I'm a bit new still and don't know what credits are used for but if i am able to have some that would grand

cheers

fo


----------



## DizziSquirrel (Feb 15, 2005)

Only members on the lists get these credits


----------



## max_8579 (Jan 8, 2007)

Please can i have some more credits     Although im not totally sure what to do with them,x


----------



## max_8579 (Jan 8, 2007)

Dizzi Squirrel said:


> Only members on the lists get these credits


Why is it only members on the list?x


----------



## DizziSquirrel (Feb 15, 2005)

max_8579 said:


> Dizzi Squirrel said:
> 
> 
> > Only members on the lists get these credits
> ...


Because I Am giving them to away small groups at a time 

Other members can earn credits by posting in various places around FF, and as a prize from the weekly Quiz in Chat.

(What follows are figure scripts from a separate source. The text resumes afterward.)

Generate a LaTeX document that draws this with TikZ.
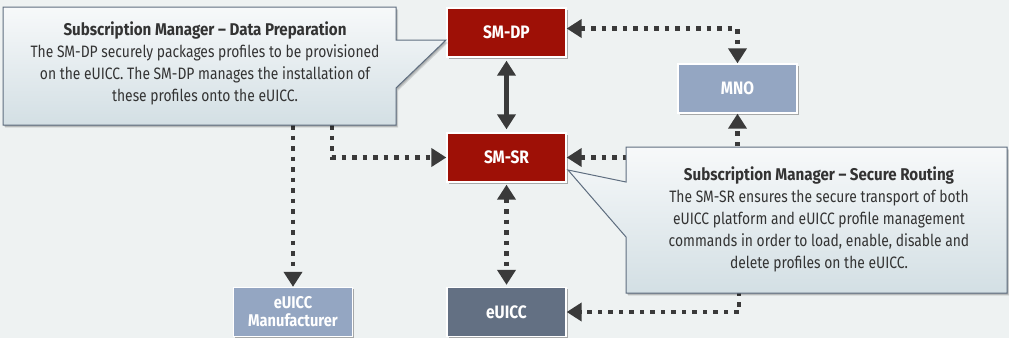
\documentclass[tikz,border=0pt]{standalone}
\usepackage{fontspec}
\setmainfont{Fira Sans}[FakeStretch=0.84]
\newfontfamily\titlefont{Fira Sans}[FakeStretch=0.89]
\newfontfamily\boxfont{Fira Sans}[FakeStretch=0.86]
\usetikzlibrary{arrows.meta,shadows}
\definecolor{bg}{HTML}{EEF2F2}
\definecolor{smred}{HTML}{9E1006}
\definecolor{mnoblue}{HTML}{94A6C2}
\definecolor{euslate}{HTML}{637083}
\definecolor{arrowgray}{HTML}{3A3A3A}
\definecolor{calltop}{HTML}{F7F9FA}
\definecolor{callbot}{HTML}{D3DFE4}
\definecolor{callborder}{HTML}{5F6E80}
\definecolor{txt}{HTML}{333333}
\tikzset{
  box/.style={draw=white, line width=1.3pt, minimum width=119pt, minimum height=49pt,
    text=white, font=\boxfont\bfseries\fontsize{18}{19}\selectfont, align=center, inner sep=0pt,
    drop shadow={shadow xshift=1.5pt, shadow yshift=-1.5pt, opacity=0.3, fill=black}},
  redbox/.style={box, fill=smred},
  bluebox/.style={box, fill=mnoblue},
  slatebox/.style={box, fill=euslate},
  dotline/.style={draw=arrowgray, line width=4.5pt, dash pattern=on 4.5pt off 6pt},
  dottip/.style={-{Triangle[width=18pt,length=15pt]}},
  dottips/.style={{Triangle[width=18pt,length=15pt]}-{Triangle[width=18pt,length=15pt]}},
  solidline/.style={draw=arrowgray, line width=5pt,
    {Triangle[width=18pt,length=15pt]}-{Triangle[width=18pt,length=15pt]}},
  callout/.style={top color=calltop, bottom color=callbot, draw=callborder, line width=1pt},
  calloutshadow/.style={fill=black, opacity=0.12},
  callouttext/.style={text=txt, align=center, font=\fontsize{16.5}{22}\selectfont, inner sep=0pt},
}
\newcommand{\ctitle}[1]{{\titlefont\bfseries\fontsize{17}{22}\selectfont #1}}
\begin{document}
\begin{tikzpicture}[x=1pt,y=-1pt]
\fill[bg] (0,0) rectangle (1009,338);
\useasboundingbox (0,0) rectangle (1009,338);

% nodes
\node[redbox] (dp) at (506.5,32.5) {SM-DP};
\node[redbox] (sr) at (506.5,157.5) {SM-SR};
\node[bluebox] (mno) at (737.5,88.5) {MNO};
\node[slatebox] (eu) at (506.5,312) {eUICC};
\node[bluebox, font=\boxfont\bfseries\fontsize{17}{18}\selectfont] (man) at (293,312) {eUICC\\Manufacturer};

% hidden starts behind callouts
\coordinate (c1a) at (293,125);
\coordinate (c1b) at (332,125);
\coordinate (c2a) at (739,260);

% connectors
\draw[solidline, shorten <=3pt, shorten >=3pt] (dp.south) -- (sr.north);
\draw[dotline, dottips] ([yshift=4pt]dp.east) -| (mno.north);
\draw[dotline, dottips] (sr.east) -| (mno.south);
\draw[dotline, dottip] (c2a) |- (eu.east);
\draw[dotline, dottip] (c1a) -- (man.north);
\draw[dotline, dottip] (c1b) |- (sr.west);
\draw[dotline, dottips, shorten <=2pt, shorten >=2pt] (sr.south) -- (eu.north);

% callout 1
\foreach \s in {1,2,3}{
  \fill[calloutshadow] ([shift={(\s*0.7,\s*0.9)}]3,7) -- ++(393,0) -- ++(0,33) -- ++(50,0) -- ++(-50,48) -- ++(0,37) -- ++(-393,0) -- cycle;
}
\shade[callout] (3,7) -- (396,7) -- (396,40) -- (446,40) -- (396,88) -- (396,125) -- (3,125) -- cycle;
\node[callouttext] (t1) at (205,63) {\ctitle{Subscription Manager – Data Preparation}\\
The SM-DP securely packages profiles to be provisioned\\
on the eUICC. The SM-DP manages the installation of\\
these profiles onto the eUICC.};

% callout 2
\foreach \s in {1,2,3}{
  \fill[calloutshadow] ([shift={(\s*0.7,\s*0.9)}]626,147) -- ++(381,0) -- ++(0,146) -- ++(-381,0) -- ++(0,-56) -- ++(-58,-67) -- ++(58,12) -- cycle;
}
\shade[callout] (626,147) -- (1007,147) -- (1007,293) -- (626,293) -- (626,237) -- (568,170) -- (626,182) -- cycle;
\node[callouttext] (t2) at (819,219) {\ctitle{Subscription Manager – Secure Routing}\\
The SM-SR ensures the secure transport of both\\
eUICC platform and eUICC profile management\\
commands in order to load, enable, disable and\\
delete profiles on the eUICC.};
\end{tikzpicture}
\end{document}
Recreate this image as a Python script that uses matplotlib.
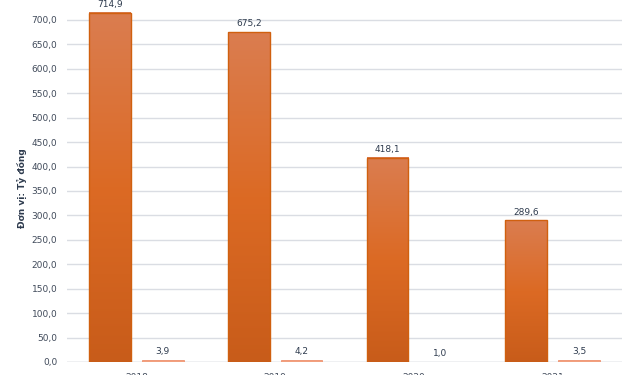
import matplotlib
matplotlib.use("Agg")
from matplotlib import pyplot as plt
import numpy as np

years = ["2018", "2019", "2020", "2021"]
big_vals = [714.9, 675.2, 418.1, 289.6]
small_vals = [3.9, 4.2, 1.0, 3.5]
yticks = [0, 50, 100, 150, 200, 250, 300, 350, 400, 450, 500, 550, 600, 650, 700, 750]

def vn(v):
    return f"{v:.1f}".replace(".", ",")

fig = plt.figure(figsize=(6.29, 3.75), dpi=100)
ax = fig.add_axes([67 / 629, 13 / 375, 555 / 629, 366.5 / 375])

x = np.arange(len(years))
w = 0.30
off = 0.19

bars = ax.bar(x - off, big_vals, w, color="none", edgecolor="#D0600F", linewidth=1.0, zorder=3)
small = ax.bar(x + off, small_vals, w, color="#F2A07E", edgecolor="#EE9270", linewidth=0.6, zorder=3)

# gradient fill for the big bars (light top, saturated middle, darker bottom)
t = np.linspace(0, 1, 256)
stops = [0, 0.5, 1]
cols = np.array([[0xDA, 0x7D, 0x50], [0xDC, 0x6A, 0x24], [0xC8, 0x5C, 0x1A]]) / 255
img = np.stack([np.interp(t, stops, cols[:, c]) for c in range(3)], axis=-1)[:, None, :]
for b in bars:
    x0, h, bw = b.get_x(), b.get_height(), b.get_width()
    ax.imshow(img, extent=[x0, x0 + bw, 0, h], aspect="auto", zorder=2, origin="upper")

for xi, v in zip(x - off, big_vals):
    ax.text(xi, v + 8, vn(v), ha="center", va="bottom", fontsize=6.5, color="#2E3B4E")
for xi, v in zip(x + off, small_vals):
    ax.text(xi, v + 8, vn(v), ha="center", va="bottom", fontsize=6.5, color="#2E3B4E")

ax.set_xlim(-0.5, len(years) - 0.5)
ax.set_ylim(0, 750)
ax.set_yticks(yticks)
ax.set_yticklabels([vn(t) for t in yticks], fontsize=6.5, color="#404A5A")
ax.set_xticks(x)
ax.set_xticklabels(years, fontsize=6.5, color="#404A5A")
ax.tick_params(axis="y", length=0, pad=7)
ax.tick_params(axis="x", length=0, pad=8)
ax.grid(axis="y", color="#DADDE3", linewidth=1.0, zorder=0)
ax.set_axisbelow(True)
for s in ax.spines.values():
    s.set_visible(False)
ax.axhline(0, color="#D0D4DA", linewidth=1.0, zorder=1)

fig.text(22 / 629, 1 - 188 / 375, "Đơn vị: Tỷ đồng", rotation=90, ha="center", va="center",
         fontsize=6.5, fontweight="bold", color="#2E3B4E")

fig.savefig("out.png", dpi=100)
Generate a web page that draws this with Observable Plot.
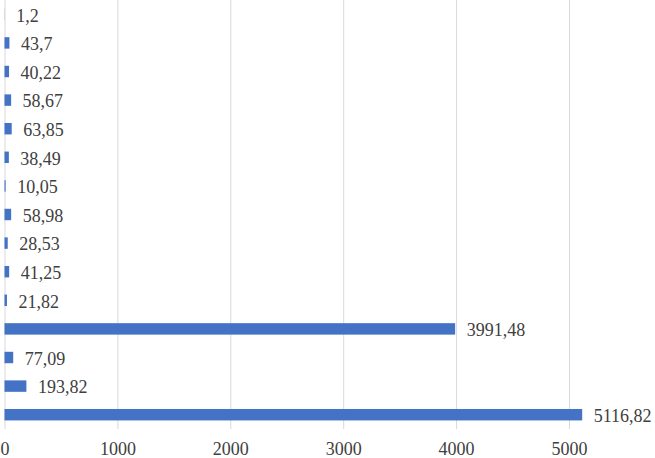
<!DOCTYPE html>
<html>
<head>
<meta charset="utf-8">
<script src="https://cdn.jsdelivr.net/npm/d3@7"></script>
<script src="https://cdn.jsdelivr.net/npm/@observablehq/plot@0.6"></script>
<style>
  html, body { margin: 0; padding: 0; background: #fff; }
  svg { overflow: visible; }
</style>
</head>
<body>
<div id="chart"></div>
<script>
const categories = ["c1","c2","c3","c4","c5","c6","c7","c8","c9","c10","c11","c12","c13","c14","c15"];
const values = [1.2, 43.7, 40.22, 58.67, 63.85, 38.49, 10.05, 58.98, 28.53, 41.25, 21.82, 3991.48, 77.09, 193.82, 5116.82];
const xTicks = [0, 1000, 2000, 3000, 4000, 5000];

const data = categories.map((c, i) => ({cat: c, value: values[i], label: String(values[i]).replace(".", ",")}));

const chart = Plot.plot({
  width: 655,
  height: 458,
  marginTop: 0,
  marginBottom: 29,
  marginLeft: 4.5,
  marginRight: 0,
  style: {fontFamily: "'Liberation Serif', 'Times New Roman', serif", fontSize: "18px", background: "#fff", overflow: "visible"},
  x: {domain: [0, 6000], range: [4.5, 681.9], axis: null, label: null},
  y: {domain: categories, axis: null, label: null, round: false, paddingInner: 0.6, paddingOuter: 0.3},
  marks: [
    Plot.gridX(xTicks, {stroke: "#d9d9d9", strokeOpacity: 1, strokeWidth: 1}),
    Plot.barX(data, {x: "value", y: "cat", fill: "#4472C4"}),
    Plot.text(data, {x: "value", y: "cat", text: "label", dx: 11, dy: 1, textAnchor: "start", fill: "#404040", fontSize: 18}),
    Plot.axisX(xTicks, {tickSize: 0, tickPadding: 13, tickFormat: d => String(d), fill: "#404040", fontSize: 18, stroke: null, label: null})
  ]
});
document.getElementById("chart").appendChild(chart);
</script>
</body>
</html>
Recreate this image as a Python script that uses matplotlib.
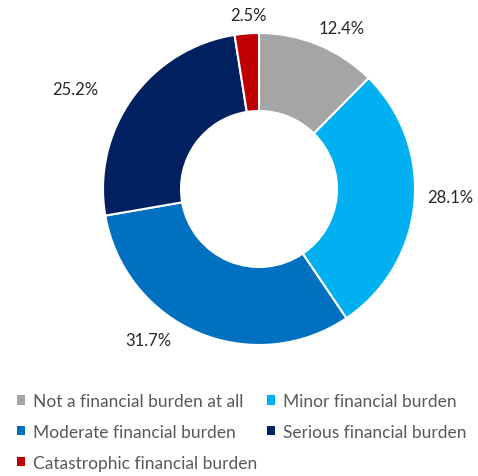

Credits are also a charter Membership perk  where giveaways are more readily found 

~Dizzi~


----------



## Mrs Nikki (Nov 13, 2004)

Pretty please and thank you with a cherry on top x


----------



## Crazy Fi (Mar 19, 2007)




----------



## DizziSquirrel (Feb 15, 2005)

Mrs Nikki & Crazy Fi


----------



## zoie (Mar 28, 2007)

wow i didnt know about this untill dakota told me  thanks hun xx
i would love to claim my credits cause i dont have many  so the extra would be great  thank you xxxxxxxxxxxxxxxxxxxxxxx


----------



## ebonie (Apr 17, 2007)

Yayy   dizzie i would be so happy to have more credits so my monkey and rabbit dont starve    i am running out slowly lol 
I think i am a spendaholic lol if there is such a word  

What do i have to do to get my credits


----------